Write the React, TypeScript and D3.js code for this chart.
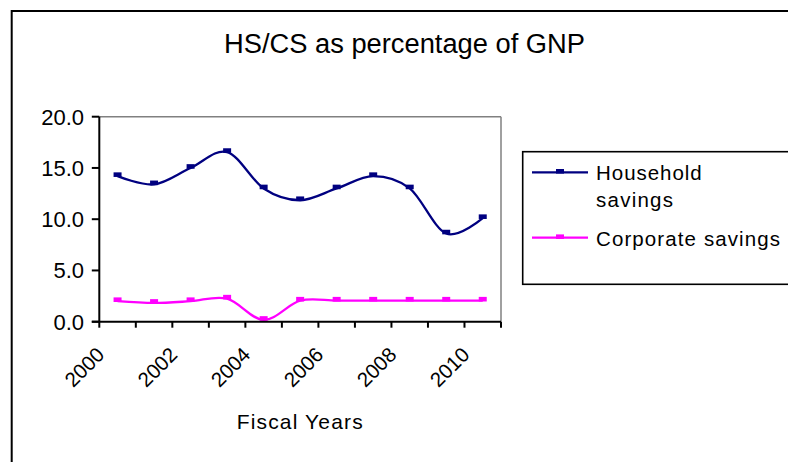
import React from 'react';
import * as d3 from 'd3';

const years = ['2000', '2001', '2002', '2003', '2004', '2005', '2006', '2007', '2008', '2009', '2010'];
const yearLabels = ['2000', '2002', '2004', '2006', '2008', '2010'];
const household = [14.2, 13.4, 15.0, 16.55, 13.0, 11.85, 13.0, 14.2, 13.0, 8.6, 10.1];
const corporate = [2.0, 1.83, 2.0, 2.25, 0.17, 2.05, 2.05, 2.05, 2.05, 2.05, 2.05];
const yTicks = [0, 5, 10, 15, 20];
const titleText = 'HS/CS as percentage of GNP';
const xTitle = 'Fiscal Years';
const seriesColors = ['#000080', '#FF00FF'];

const FONT = '"Liberation Sans", Arial, sans-serif';

export default function App() {
  const left = 99.3, right = 501, top = 116.7, bottom = 321.7;
  const x = d3.scaleBand<string>().domain(years).range([left, right]).padding(0);
  const y = d3.scaleLinear().domain([0, 20]).range([bottom, top]);
  const cx = (yr: string) => (x(yr) as number) + x.bandwidth() / 2;
  const lineGen = d3
    .line<number>()
    .x((_, i) => cx(years[i]))
    .y((d) => y(d))
    .curve(d3.curveCatmullRom.alpha(0));
  const series = [household, corporate];
  const tickXs = [...years.map((yr) => x(yr) as number), right];
  const markerOffset = -1.5;

  return (
    <svg width={788} height={462} style={{ position: 'absolute', left: 0, top: 0, background: '#fff' }}>
      <rect x={11.7} y={11} width={800} height={500} fill="#fff" stroke="#000" strokeWidth={2} />
      <text x={404.5} y={53} textAnchor="middle" fontFamily={FONT} fontSize={27} textLength={361} lengthAdjust="spacingAndGlyphs">
        {titleText}
      </text>
      {/* plot frame */}
      <line x1={left} y1={top} x2={right} y2={top} stroke="#808080" strokeWidth={1.5} />
      <line x1={right} y1={top} x2={right} y2={bottom} stroke="#808080" strokeWidth={1.5} />
      {/* series */}
      {series.map((s, si) => (
        <g key={si}>
          <path d={lineGen(s) || ''} fill="none" stroke={seriesColors[si]} strokeWidth={2.3} />
          {s.map((v, i) => (
            <rect key={i} x={cx(years[i]) - 4} y={y(v) + markerOffset - 2.3} width={8} height={4.6} fill={seriesColors[si]} />
          ))}
        </g>
      ))}
      {/* axes */}
      <line x1={left} y1={top} x2={left} y2={bottom} stroke="#000" strokeWidth={2} />
      <line x1={left - 7.5} y1={bottom} x2={right} y2={bottom} stroke="#000" strokeWidth={2} />
      {yTicks.map((t) => (
        <g key={t}>
          <line x1={left - 7.5} x2={left} y1={y(t)} y2={y(t)} stroke="#000" strokeWidth={2} />
          <text x={84} y={y(t) + 7.8} textAnchor="end" fontFamily={FONT} fontSize={22}>
            {t.toFixed(1)}
          </text>
        </g>
      ))}
      {tickXs.map((tx, i) => (
        <line key={i} x1={tx} x2={tx} y1={bottom} y2={bottom + 6} stroke="#000" strokeWidth={2} />
      ))}
      {yearLabels.map((yr) => {
        const ax = cx(yr) - 12;
        const ay = 356;
        return (
          <text key={yr} x={ax} y={ay} textAnchor="end" fontFamily={FONT} fontSize={20.5} transform={`rotate(-45 ${ax} ${ay})`}>
            {yr}
          </text>
        );
      })}
      <text x={236.7} y={429} fontFamily={FONT} fontSize={21} textLength={126}>
        {xTitle}
      </text>
      {/* legend */}
      <rect x={522.7} y={151.7} width={300} height={132.6} fill="#fff" stroke="#000" strokeWidth={1.6} />
      {[172.3, 237.7].map((ly, i) => (
        <g key={i}>
          <line x1={532} x2={588} y1={ly} y2={ly} stroke={seriesColors[i]} strokeWidth={2.3} />
          <rect x={556} y={ly - 3.3} width={8} height={4.6} fill={seriesColors[i]} />
        </g>
      ))}
      <text x={596} y={180} fontFamily={FONT} fontSize={20.5} textLength={105.7}>Household</text>
      <text x={596} y={207} fontFamily={FONT} fontSize={20.5} textLength={77}>savings</text>
      <text x={596} y={246} fontFamily={FONT} fontSize={20.5} textLength={184}>Corporate savings</text>
    </svg>
  );
}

- **The exercise**
Look through the data and show every line containing "React".

- **Solution for this exercise**
Write the React, TypeScript and D3.js code for this chart.
import React from 'react';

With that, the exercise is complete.